Я невольно кивнул.

– Тогда за встречу! – она подняла полный бокал и первой чокнулась со мной. – И будь здесь поаккуратней с людьми, – посоветовала она назидательно, но без умысла напугать. – О том, кто ты такой, языком не болтай и не зови в дом первого встречного. Не думай, что о твоём тёмном бытии знаем только я, Стэлла и домработница Шмитца. Это не так. У нас здесь и сосны с ушами, а у жителей – длинные языки, утончённый слух и прекрасное зрение. В эйфорию от бурных пляжных знакомств не впадай. Они, как правило, быстротечны и, кроме выброшенных на ветер денег, подмоченной репутации и венерических болезней, ничего не приносят.

Джулия допила вино и позвала официанта. Когда тот удалился за счётом, она достала из сумки косметичку, откуда ловко извлекла овальное зеркальце и губную помаду.

– Я тебя не учу, – сказала она, начав интенсивно ретушировать губы. – Я тебе советую. Ну что, пойдем на дансинг?

Она положила деньги на поднос возле счёта, испещрённого безобразным почерком официанта. Я заплатил за себя и за Стэллу.

В холле клуба гремела, сотрясая стёкла, дискотечная музыка. В разноцветных ломаных лучах света, носившихся над головами танцоров, я продвигался за Джулией, натыкаясь на чьи– то острые локти и горячие спины. Джулия тащила меня к месту их танцевальных сборищ, периодически оглядываясь и проверяя, не засосала ли меня в пульсирующую волнообразную пучину размаянная толпа. Я держался руки Джулии и наконец попал в круг, в котором семеро плясунов как заведённые дёргались друг перед другом, следуя местной танцевальной традиции. Чьи-то сильные руки вытолкнули меня на центр буйного, клокочущего, как море, круга. Стэлла и Джулия хлопали в ладони, поощряя мой немощный безумный танец. В глазах старожилов танцклуба я выглядел полным идиотом. В знак поощрения моих наивных кривляний Стэлла несколько раз двинула бёдрами, затянутыми в трещавшую по швам юбку. Когда объявили медленный танец и Стэлла оказалась в рекордной близости от моих растопыренных рук, я почувствовал, что ноги мои налились свинцом, и я заскользил по паркету, как буер по ледяной поверхности водоёма, гонимый к финишу мощным попутным ветром. Я ухватил Стэллу за талию, словно поймал спасательный круг, и так, тоже размякшую, водил её взад-вперед, касаясь губами её влажной правой щеки, и прижимал её горячее, разбитое алкоголем тело к себе, едва державшемуся на ногах. Джулии я больше не видел. Что было дальше в тот вечер и как я добрёл до дома, я не помню.
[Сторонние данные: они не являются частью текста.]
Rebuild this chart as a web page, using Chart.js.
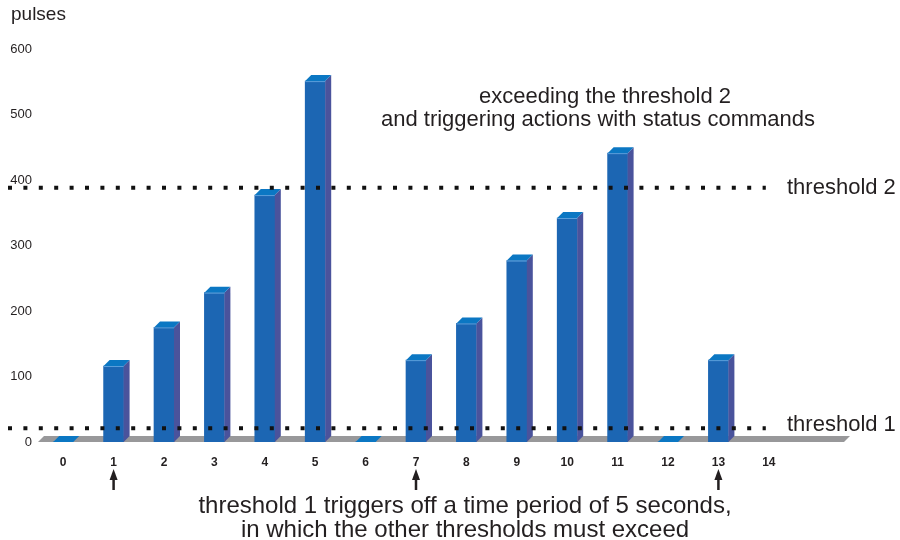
<!DOCTYPE html>
<html>
<head>
  <title>Pulses and thresholds</title>
  <script src="https://cdn.jsdelivr.net/npm/chart.js"></script>
  <style>
    body { margin: 0; background: #fff; }
  </style>
</head>
<body>
  <canvas id="pulseChart" width="900" height="540"></canvas>

  <script>
    // data
    const seconds = ['0', '1', '2', '3', '4', '5', '6', '7', '8', '9', '10', '11', '12', '13', '14'];
    const pulses = [0, 116, 175, 228, 377, 551, 0, 125, 181, 277, 342, 441, 0, 125, null];
    const yTicks = [0, 100, 200, 300, 400, 500, 600];
    const thresholds = [21, 388];
    const thresholdNames = ['threshold 1', 'threshold 2'];
    const triggerSeconds = [1, 7, 13];
    const noteTop = ['exceeding the threshold 2', 'and triggering actions with status commands'];
    const noteBottom = ['threshold 1 triggers off a time period of 5 seconds,', 'in which the other thresholds must exceed'];

    const FONT = '"Liberation Sans", Arial, sans-serif';
    const INK = '#231f20';
    const depth = 6;

    Chart.defaults.font.family = FONT;
    Chart.defaults.color = INK;

    // floor + 3d faces of the bars
    const box3d = {
      id: 'box3d',
      beforeDatasetsDraw(chart) {
        const ctx = chart.ctx, a = chart.chartArea;
        const base = chart.scales.y.getPixelForValue(0);
        ctx.save();
        ctx.fillStyle = '#98989a';
        ctx.beginPath();
        ctx.moveTo(a.left, base);
        ctx.lineTo(a.right + 50, base);
        ctx.lineTo(a.right + 50 + depth, base - depth);
        ctx.lineTo(a.left + depth, base - depth);
        ctx.closePath();
        ctx.fill();
        ctx.restore();
      },
      afterDatasetsDraw(chart) {
        const ctx = chart.ctx;
        ctx.save();
        chart.getDatasetMeta(0).data.forEach((bar, i) => {
          if (pulses[i] === null) return;
          const l = bar.x - bar.width / 2, r = bar.x + bar.width / 2;
          const t = bar.y, b = bar.base;
          // side
          if (b - t > 0) {
            ctx.fillStyle = '#4a539c';
            ctx.beginPath();
            ctx.moveTo(r, t);
            ctx.lineTo(r + depth, t - depth);
            ctx.lineTo(r + depth, b - depth);
            ctx.lineTo(r, b);
            ctx.closePath();
            ctx.fill();
          }
          // top
          ctx.fillStyle = '#0b77c3';
          ctx.beginPath();
          ctx.moveTo(l, t);
          ctx.lineTo(l + depth, t - depth);
          ctx.lineTo(r + depth, t - depth);
          ctx.lineTo(r, t);
          ctx.closePath();
          ctx.fill();
          if (b - t > 0) {
            ctx.strokeStyle = '#5c9fdb';
            ctx.lineWidth = 1;
            ctx.beginPath();
            ctx.moveTo(l, t + 0.5);
            ctx.lineTo(r, t + 0.5);
            ctx.stroke();
          }
        });
        ctx.restore();
      }
    };

    // threshold lines, arrows and the notes
    const notes = {
      id: 'notes',
      afterDraw(chart) {
        const ctx = chart.ctx, x = chart.scales.x, y = chart.scales.y;
        const lineEnd = x.getPixelForValue(14) - 3;
        ctx.save();

        ctx.strokeStyle = '#111';
        ctx.lineWidth = 4;
        ctx.setLineDash([4, 11.4]);
        thresholds.forEach(v => {
          const py = y.getPixelForValue(v);
          ctx.beginPath();
          ctx.moveTo(8, py);
          ctx.lineTo(lineEnd, py);
          ctx.stroke();
        });
        ctx.setLineDash([]);

        ctx.fillStyle = INK;
        ctx.font = '22px ' + FONT;
        ctx.textBaseline = 'middle';
        ctx.textAlign = 'left';
        thresholdNames.forEach((name, i) => {
          ctx.fillText(name, 787, y.getPixelForValue(thresholds[i]) - (i === 0 ? 3 : 0));
        });

        ctx.textAlign = 'center';
        ctx.fillText(noteTop[0], 605, 97);
        ctx.fillText(noteTop[1], 598, 120);
        ctx.font = '24px ' + FONT;
        ctx.fillText(noteBottom[0], 465, 506);
        ctx.fillText(noteBottom[1], 465, 530);

        ctx.textAlign = 'left';
        ctx.font = '19px ' + FONT;
        ctx.fillText('pulses', 11, 15);

        // arrows under the trigger seconds
        ctx.strokeStyle = INK;
        ctx.lineWidth = 2.5;
        triggerSeconds.forEach(s => {
          const px = x.getPixelForValue(s);
          ctx.beginPath();
          ctx.moveTo(px, 477);
          ctx.lineTo(px, 490);
          ctx.stroke();
          ctx.beginPath();
          ctx.moveTo(px, 469);
          ctx.lineTo(px - 4, 480);
          ctx.lineTo(px + 4, 480);
          ctx.closePath();
          ctx.fill();
        });
        ctx.restore();
      }
    };

    new Chart(document.getElementById('pulseChart'), {
      type: 'bar',
      data: {
        labels: seconds,
        datasets: [{
          data: pulses,
          backgroundColor: '#1c66b3',
          barThickness: 20,
          borderWidth: 0
        }]
      },
      options: {
        responsive: false,
        animation: false,
        layout: { padding: { top: 49, right: 106, left: 0, bottom: 0 } },
        plugins: { legend: { display: false }, tooltip: { enabled: false } },
        scales: {
          x: {
            grid: { display: false, drawTicks: false },
            border: { display: false },
            ticks: { font: { size: 12, weight: 'bold' }, color: INK, padding: 13, maxRotation: 0 },
            afterFit(scale) { scale.height = 98; }
          },
          y: {
            min: 0,
            max: 600,
            grid: { display: false, drawTicks: false },
            border: { display: false },
            ticks: { font: { size: 13 }, color: INK, padding: 6 },
            afterBuildTicks(scale) { scale.ticks = yTicks.map(v => ({ value: v })); },
            afterFit(scale) { scale.width = 38; }
          }
        }
      },
      plugins: [box3d, notes]
    });
  </script>
</body>
</html>
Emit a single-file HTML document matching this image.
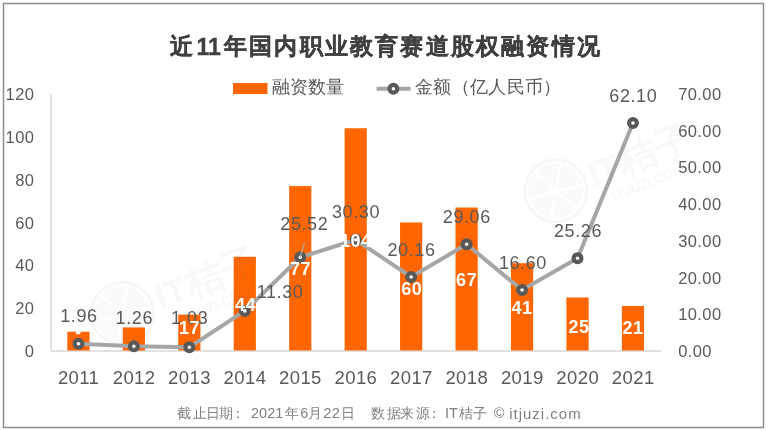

Я очнулся на диване в гостиной. Лежал я на подушке Вальтера под мягким пушистым пледом в чёрно-белую полоску, которым он укрывал себе ноги, когда вечерами сидел на веранде в шезлонге. Я слышал, как за окном в соседнем дворе рычала газонокосилка. В кухне работал комбайн. Мои уши шумели, как две большие морские раковины, и этот шум был болезненно чётким и постоянным, как штормовая волна, от методичного преследования которой я безуспешно пытался спрятаться под подушкой.

Без пяти два, когда пришло время обедать, в гостиной появилась Вера. Она окинула меня сочувствующим взглядом:

– Может, положим на лобик марлечку?

Я не ответил. Впрочем, Вера уже держала марлю в руке.

– Это поможет, – уверенно сказала она и села на стул у дивана.

В Вере проснулся материнский инстинкт. Она погладила меня по голове гладкой нежной ладонью и наложила на мой горячий лоб холодную марлю. Она склонилась надо мной, как над собственным захворавшим ребёнком, и зашептала мне, чуть ли не мурлыкающему цаце, успокоительные обнадёживающие слова. Она обволакивала меня цитатами из детских стихов Михалкова и, кажется, перешла к Чуковскому, затеяв импровизированный сеанс вербально-мануальной терапии. Подобные реабилитационные услуги не оговаривались в её контракте со Шмитцем. Вера заботилась обо мне от чистого сердца, и я, бессовестно распластавшийся перед ней на диване, должен был как минимум извиниться за свой ужасный разобранный вид, чего – ворчливый и капризный – я делать не собирался и только глупо постанывал при каждом прикосновении лёгких Вериных рук. Непроизвольно я вошёл в роль надменного барчука, устроившего в доме нештатную ситуацию, которую Вера, по всей видимости, расценила, как проверку на преданность работодателю.